Yeh, agreed Nina ; sex is boring…. I’ve never really understood the appeal of it _as a set of physical sensations_ ; its appeal seems to me entirely bound up with emotional exchanges, surely that’s the point of Lacan, and why it’s so stupid when students say, ‘Freud, he says everything’s about sex doesn’t he?’ — as if they know what sex is, as if sex is just this brute biological datum —-
But glam is/ was much more about courtly love or masochistic type diffusion of libido across the whole scene (literal ob-scenity in Baudrillard’s sense) —that’s why I like Helmut Newton — it’s almost Marxist — in that you never know what is the agent of libidinization, what is figure and what is ground… i.e. does the woman make the chair erotic or vice versa?
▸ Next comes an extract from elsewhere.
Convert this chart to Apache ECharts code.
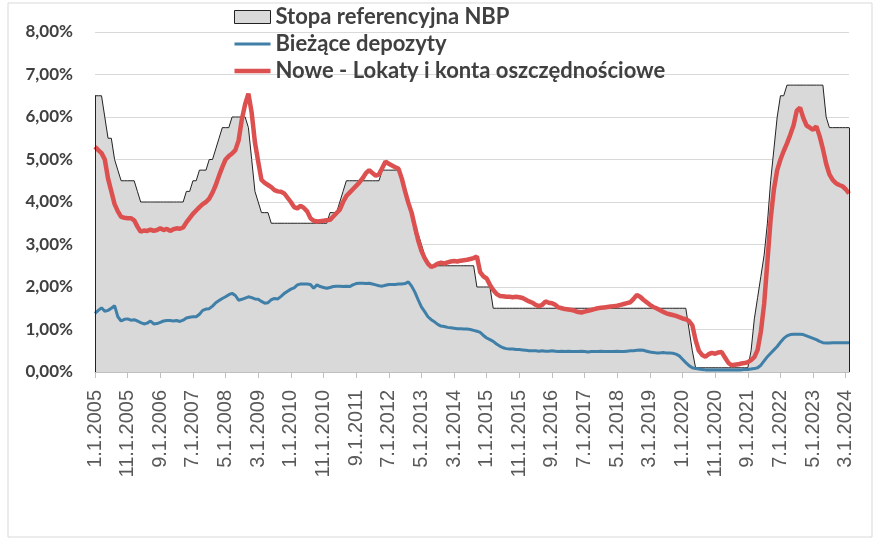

Ferry’s whole melacholy schtick was about the inevitable vacuity and ephemerality of beauty, about knowing that, but being unable to resist it; ‘I’ve been looking for something that I’ve always wanted/ but could never find/ now I see that thing/ just out of reach glowing/ very holy grail.’ ‘Mother of Pearl’ is the best song for this, but the first two albums are full of that bliss-in-sadness uncanny nostalgic ache, that tremulous reaching for that which, he fears, is to beautiful too touch. ‘Your swimming pool eyes/ in sea breezes they flutter…’ (‘Beauty Queen’)
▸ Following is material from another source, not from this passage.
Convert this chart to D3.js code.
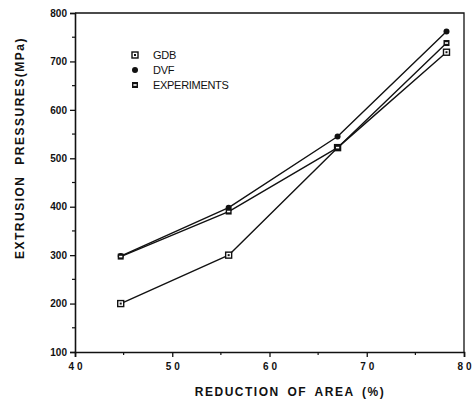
<!DOCTYPE html>
<html>
<head>
<meta charset="utf-8">
<script src="https://cdn.jsdelivr.net/npm/d3@7"></script>
<style>
	body { margin: 0; background: #fff; }
	svg { display: block; font-family: "Liberation Sans", Arial, sans-serif; }
	.tick text { font-size: 10px; font-weight: bold; fill: #111; }
	.title { font-size: 12px; font-weight: bold; fill: #111; letter-spacing: 1.5px; }
	.legend text { font-size: 11px; fill: #111; letter-spacing: -0.3px; }
</style>
</head>
<body>
<svg width="472" height="400"></svg>
<script>
// data
var reduction = [44.7, 55.8, 67, 78.2];
var gdb = [200, 300, 522, 719];
var dvf = [298, 398, 545, 762];
var experiments = [297, 390, 522, 738];
var xTicks = [40, 50, 60, 70, 80];
var yTicks = [100, 200, 300, 400, 500, 600, 700, 800];

var series = [
	{ name: "GDB", values: gdb, marker: "boxdot" },
	{ name: "DVF", values: dvf, marker: "dot" },
	{ name: "EXPERIMENTS", values: experiments, marker: "boxbar" }
];

var svg = d3.select("svg");

var x = d3.scaleLinear().domain([40, 80]).range([75, 464]);
var y = d3.scaleLinear().domain([100, 800]).range([352, 13]);

// frame (top + right)
svg.append("path")
	.attr("d", "M" + x(40) + "," + y(800) + "H" + x(80) + "V" + y(100))
	.attr("fill", "none")
	.attr("stroke", "#111")
	.attr("stroke-width", 1.3);

// x axis
var xAxis = svg.append("g")
	.attr("transform", "translate(0," + y(100) + ")")
	.call(d3.axisBottom(x).tickValues(xTicks).tickSize(5).tickPadding(6)
		.tickFormat(function(d) { return String(d).split("").join(" "); }));
xAxis.select(".domain").attr("stroke-width", 1.6).attr("stroke", "#111");
xAxis.selectAll(".tick line").attr("stroke", "#111").attr("stroke-width", 1.3);
xAxis.selectAll(".minor")
	.data([45, 55, 65, 75])
	.enter().append("line")
	.attr("x1", function(d) { return x(d); })
	.attr("x2", function(d) { return x(d); })
	.attr("y1", 0).attr("y2", 3)
	.attr("stroke", "#111").attr("stroke-width", 1.2);

// y axis
var yAxis = svg.append("g")
	.attr("transform", "translate(" + x(40) + ",0)")
	.call(d3.axisLeft(y).tickValues(yTicks).tickSize(5).tickPadding(3));
yAxis.select(".domain").attr("stroke-width", 1.6).attr("stroke", "#111");
yAxis.selectAll(".tick line").attr("stroke", "#111").attr("stroke-width", 1.3);
yAxis.selectAll(".minor")
	.data([150, 250, 350, 450, 550, 650, 750])
	.enter().append("line")
	.attr("y1", function(d) { return y(d); })
	.attr("y2", function(d) { return y(d); })
	.attr("x1", 0).attr("x2", -3)
	.attr("stroke", "#111").attr("stroke-width", 1.2);

// titles
svg.append("text")
	.attr("class", "title")
	.attr("x", 290).attr("y", 396)
	.attr("text-anchor", "middle")
	.attr("word-spacing", "3px")
	.text("REDUCTION OF AREA (%)");
svg.append("text")
	.attr("class", "title")
	.attr("transform", "translate(24,148) rotate(-90)")
	.attr("text-anchor", "middle")
	.attr("word-spacing", "6px")
	.text("EXTRUSION PRESSURES(MPa)");

// lines (hand drawn in the original, nearly straight between points)
var line = d3.line()
	.x(function(d, i) { return x(reduction[i]); })
	.y(function(d) { return y(d); });

svg.append("g").selectAll("path")
	.data(series)
	.enter().append("path")
	.attr("d", function(d) { return line(d.values); })
	.attr("fill", "none")
	.attr("stroke", "#111")
	.attr("stroke-width", 1.4)
	.attr("stroke-linejoin", "round");

function drawMarker(g, type) {
	if (type == "dot") {
		g.append("circle").attr("r", 3).attr("fill", "#111");
	} else if (type == "boxdot") {
		g.append("rect").attr("x", -3).attr("y", -3).attr("width", 6).attr("height", 6)
			.attr("fill", "#fff").attr("stroke", "#111").attr("stroke-width", 1.4);
		g.append("rect").attr("x", -1).attr("y", -1).attr("width", 2).attr("height", 2).attr("fill", "#111");
	} else {
		g.append("rect").attr("x", -3).attr("y", -3).attr("width", 6).attr("height", 6)
			.attr("fill", "#111");
		g.append("rect").attr("x", -1.6).attr("y", -0.8).attr("width", 3.2).attr("height", 1.6).attr("fill", "#fff");
	}
}

// markers
series.forEach(function(s) {
	s.values.forEach(function(v, i) {
		var g = svg.append("g").attr("transform", "translate(" + x(reduction[i]) + "," + y(v) + ")");
		drawMarker(g, s.marker);
	});
});

// legend
var legend = svg.append("g").attr("class", "legend");
series.forEach(function(s, i) {
	var ly = 55 + i * 15;
	var g = legend.append("g").attr("transform", "translate(135," + ly + ")");
	drawMarker(g, s.marker);
	legend.append("text")
		.attr("x", 153).attr("y", ly + 4)
		.text(s.name);
});
</script>
</body>
</html>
But glam disdains consummation. ‘Dim the lights/ you can guess the rest…’ (‘Love is the Drug’)
And actually ‘Love is the Drug’ is the song that Grace Jones covered on the incredible Compass Point sessions, in which she out Duchamped Ferry in her re-staging of songs as found objects.
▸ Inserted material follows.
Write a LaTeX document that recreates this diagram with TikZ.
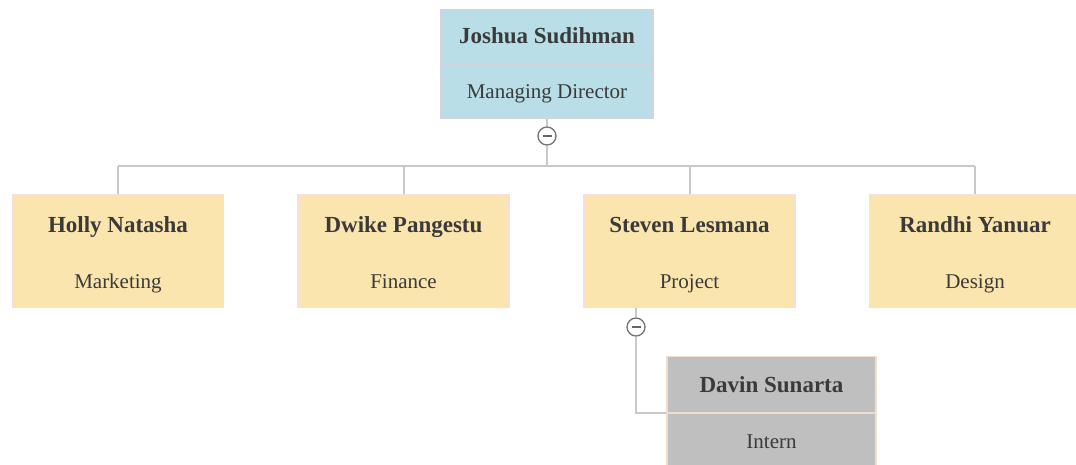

Glad you’re back Nina btw… with you and mark s returned, we’re getting back to full power here….
Am I the only person who caught Dido on the cover of Time Out (or was it ES magazine?) with a pull out quote that read, “everybody thought I was boring until I started talking about sex.”
I thought that was an amazingly depressing thing for a 30-something starlet (well, a 30-something anything) to say. I assume she wasn’t coaxed into saying it by her communications officer; or, if she was, would that be worse or better?
I even remember reading the interview in which she DID talk about sex, and all she had to say about it was, “I want some.”
That’s not interesting at all! Almost everybody wants sex! (It would have less boring, maybe, if she’d said, “I don’t want any. I abhor sex. I hate bodies. I can’t stand physical contact. It disgusts me.”
The fact is, is that, ahh, gah!
I can’t talk about this anymore.
heh heh! Dido as ascetic eunuch pin-up girl for the 21st century…I think what Monsieur F. meant was that the discourse on sex is inherently boring – ‘repression’, expression, etc. (though not the systematic unpicking of the machinations of said discourse…no siree!). But, erm, obviously the non-spoken about bits are ….
mark k-p in a robot suit wrestling with Grace Jones in a cage filled with rotting meat and demands to pay overdue broadband bills…!
Conversation fragment.
“It’s like the orgy at the end of ‘Sexus’.”
“What is?”
Read this (cut/paste):
http://cittaviolenta.blogspot.com/2003/11/body-war-gucci-end-louis-vuitton-venom.html
I can’t better that.
dido is interesting though.. ‘Life for rent’ is one of the most amazing songs of recent years… the aching heart of consumer feminism… Carrie Bradshaw if she’d read Sartre…
oliver is a gay man who fancies women instead of blokes.